La humildad nos facilita darnos cuenta de que todo lo hemos recibido del Señor. Por el contrario, la soberbia nos lleva a poner la confianza en nuestras propias seguridades. En este sentido, san Josemaría hablaba de dos tipos de orgullo: uno malo, que ignora nuestras debilidades, y otro bueno, que reconoce la verdad y la acción del Señor en su propia vida. «Es malo el endiosamiento si ciega, si no deja ver con evidencia que tenemos los pies de barro, ya que la piedra de toque para distinguir el endiosamiento bueno del malo es la humildad. Por eso, es bueno, mientras no se pierde la conciencia de que esa divinización es un don de Dios, gracia de Dios; es malo, cuando el alma se atribuye a sí misma −a sus obras, a sus méritos, a su excelencia− la grandeza espiritual que le ha sido dada»[7].

Ese orgullo bueno nos lleva a no rechazar nuestra miseria y a verla como la puerta por donde dejemos entrar a Dios. Y esa es precisamente nuestra grandeza: que Dios haya querido, por su misericordia, hacernos muy valiosos a sus ojos. La humildad, por lo tanto, nos favorece asumir la pobreza del necesitado para ser mendigos de Dios, para dejarle entrar, para permitir que él cambie nuestras aparentes seguridades. Cuando un corazón se siente satisfecho de sí mismo, «no tiene espacio para la Palabra de Dios, para amar a los hermanos ni para gozar de las cosas más grandes de la vida. Así se priva de los mayores bienes.

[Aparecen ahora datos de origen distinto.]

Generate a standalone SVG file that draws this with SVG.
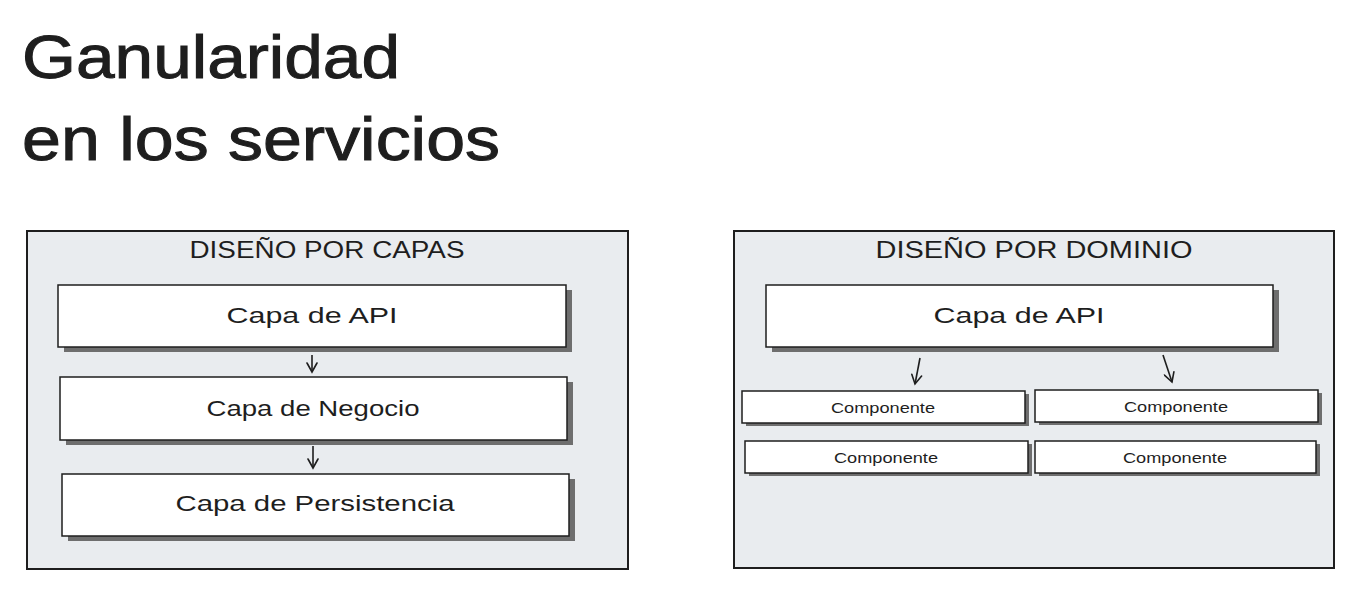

Por eso Jesús llama felices a los pobres de espíritu, que tienen el corazón pobre, donde puede entrar el Señor con su constante novedad»[8]. La Virgen, que solo se preocupó del reconocimiento divino, poniendo su seguridad en Dios, adquirió la verdadera riqueza: «Me llamarán bienaventurada todas las generaciones» (Lc 1, 48).


[1] San Josemaría, Es Cristo que pasa, n. 122.

[2] San Josemaría, Amigos de Dios, n. 56.

[3] San Josemaría, Surco, n. 302.

[4] San Josemaría, Surco, n. 628.

[5] Francisco, Audiencia, 22-XII-2021.

[6] San Josemaría, Amigos de Dios, n. 94.

[7] San Josemaría, Cartas 2, n. 6.

[8] Francisco, Gaudete et Exultate, n. 68.